Setelah laporan tuntas, Kamaluddin melempar pertanyaan formal kepada seluruh anggota dewan: apakah Ranperda APBD 2026 disetujui menjadi Perda? Seluruh anggota yang hadir menjawab “setuju”, dan palu diketuk satu kali. Resmilah APBD 2026 berjalan menuju eksekusi.
Wali Kota Amsakar Achmad kemudian diberi waktu menyampaikan tanggapan. Ia mengapresiasi kerja Banggar dan TAPD yang sudah menguliti anggaran setebal itu.
“Bahwa pembahasan antara Badan Anggaran dan Tim Anggaran Pemerintah Daerah (TAPD) telah dilakukan secara mendalam sehingga pemerintah daerah menyetujui pengesahan Ranperda APBD menjadi Perda, yang selanjutnya akan disampaikan kepada Gubernur Kepulauan Riau untuk dievaluasi paling lambat tiga hari kerja,” ungkap Amsakar.
Ia juga memberi catatan kepada setiap SKPD untuk mempercepat pelaksanaan APBD 2026. Program harus dieksekusi efisien, transparan, dan akuntabel. Intinya, jangan sampai anggaran hanya mengendap di buku laporan, tapi harus benar-benar terasa manfaatnya bagi masyarakat.
Amsakar bahkan meminta SKPD penghasil pendapatan untuk merancang strategi meningkatkan PAD sesuai potensi masing-masing. Target sudah ditetapkan—tinggal dijalankan.
Ia juga mengapresiasi Banggar karena mendukung pemenuhan mandatory spending. Belanja pendidikan 29,37% melampaui batas minimal, pendidikan dan pelatihan ASN 0,21% melebihi ketentuan, retribusi tenaga kerja asing 78,94% juga memenuhi standar.
Namun, masih ada dua pos yang belum memenuhi syarat: belanja infrastruktur pelayanan publik masih 33,29%, dan belanja pegawai masih tinggi di 38,22%.
“Pemerintah Kota Batam berkomitmen untuk memenuhi kekurangan tersebut paling lambat pada Tahun Anggaran 2027 sesuai ketentuan berlaku,” tegas Amsakar.

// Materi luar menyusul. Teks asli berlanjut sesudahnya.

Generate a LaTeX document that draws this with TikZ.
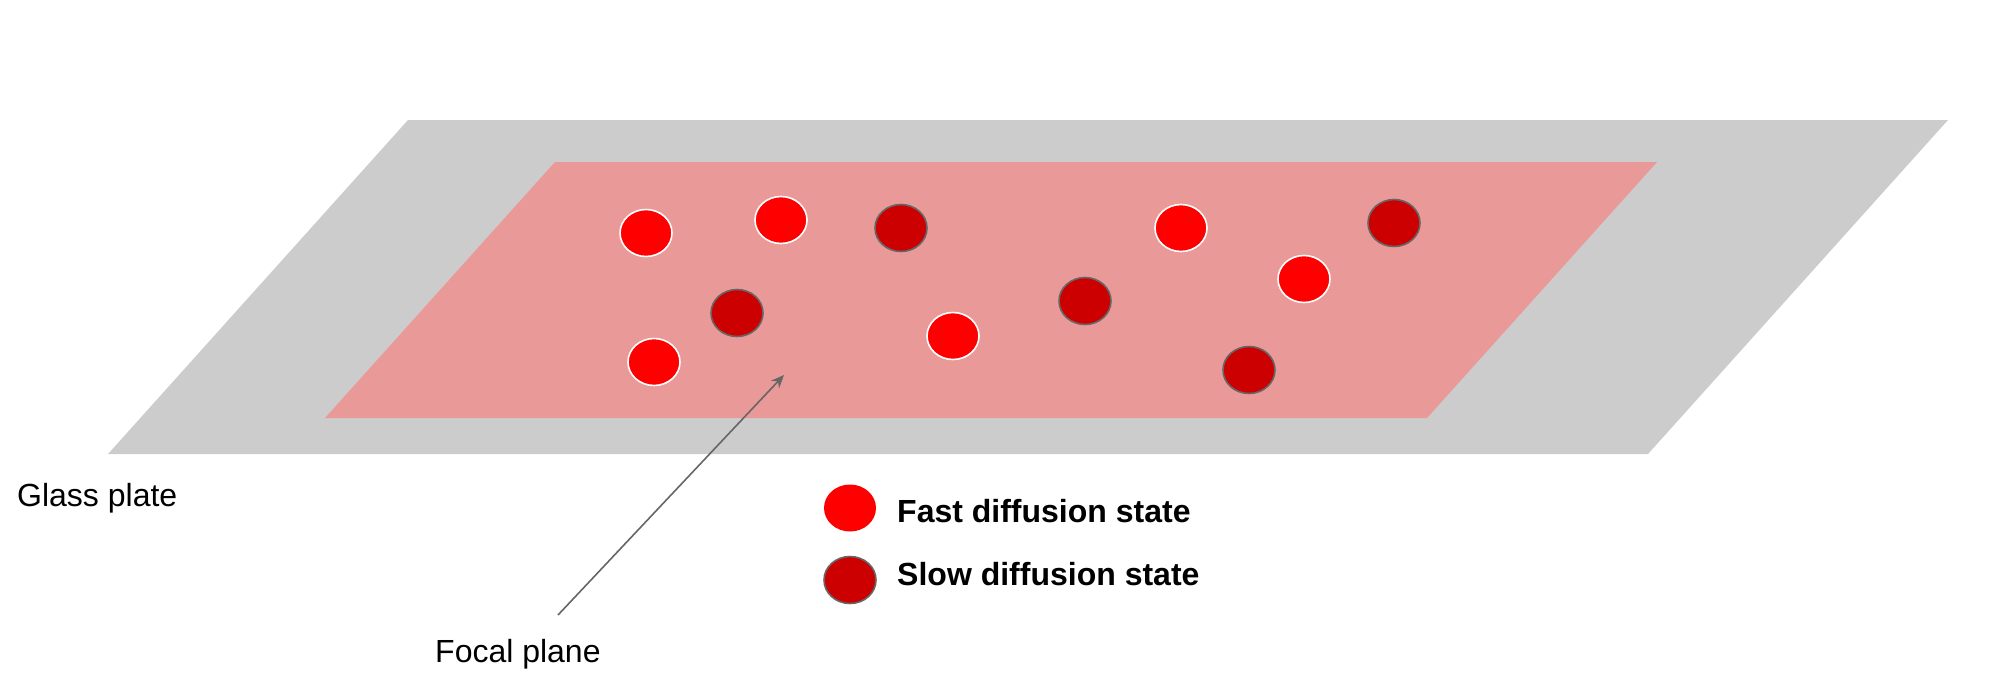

Setelah itu, Wali Kota dan Ketua DPRD menandatangani lembar pengesahan. Kamaluddin menutup sidang sambil meminta Pemko segera mengirimkan Ranperda ke Gubernur Kepri untuk dievaluasi. Prosesnya mungkin panjang, tapi begitulah jalan sebuah APBD: dari ruang sidang hingga turun ke realisasi di lapangan.